Quarterback Jay Cutler has talent, but it’s buried underneath the rubble of this season. He looks like a shell of what he was in Denver, both physically and mentally. He has very little in the way of help.

The red-zone problems continued Sunday. The Bears opened the second half with Johnny Knox’ 77-yard kickoff return to the Minnesota 8. They settled for a field goal.

“On second down, we call a pass play, and his primary receiver that he’s looking to ran the wrong route,” offensive coordinator Ron Turner said. “He gets sacked. It’s a matter of us executing better offensively, giving him an opportunity. When you give him an opportunity, he’s a hell of a player.”

That’s an overstatement, but protecting the quarterback is part of the deal with the Bears organization. Some outsiders, including Fox broadcaster Troy Aikman, believe Cutler is pressing.

“He’s at a point now where he’s just trying to be perfect,” Aikman said before the game.

Cutler sure has a funny way of showing it, what with the 20 interceptions.

The Bears are 4-7. Smith has said that seasons are decided in November, and in this particular November, the Bears are 1-4.

Someone ought to see whether the Bears can end this particular season right now, whether there might be a little-known NFL bylaw that would allow them to just, you know, stop this nonsense.

Playing football, I mean.

I’m kidding.
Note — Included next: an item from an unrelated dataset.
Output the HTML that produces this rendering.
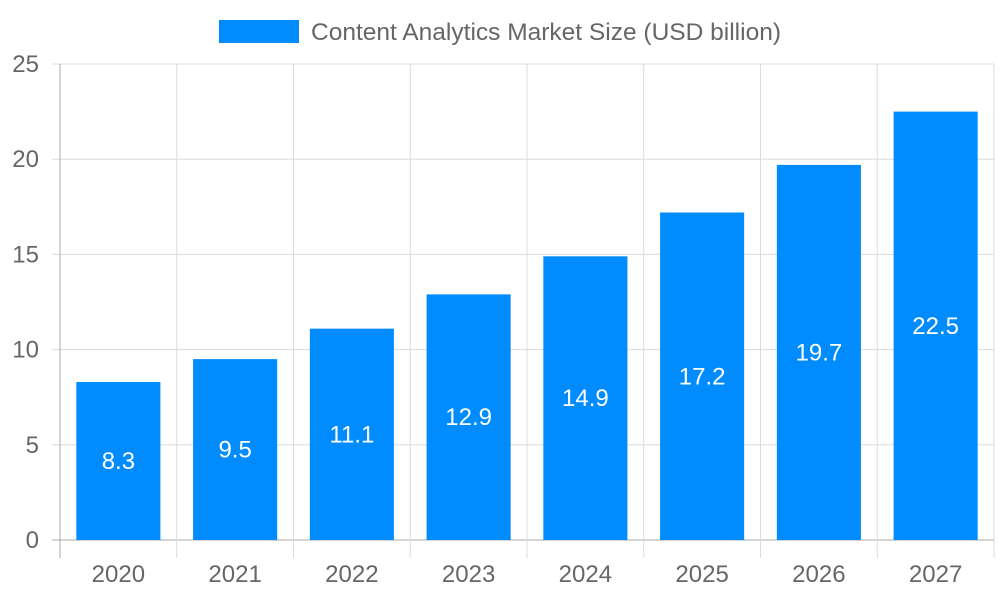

Everybody knows that if the Bears were to drop out now, they most likely would be ineligible for next year’s draft.

What’s that?

Oh, yeah, they don’t have a first- or second-round pick next year. So if I’m hearing this correctly, the only thing to look forward to is whether the Bears can get LeBron James through free agency in 2010.

As intriguing as it might be, the idea of a truncated 2009 season isn’t going to fly, and so the final five games will have to be played.

There is nothing that happened Sunday, nor in six of the last seven games, that would suggest this is a good thing.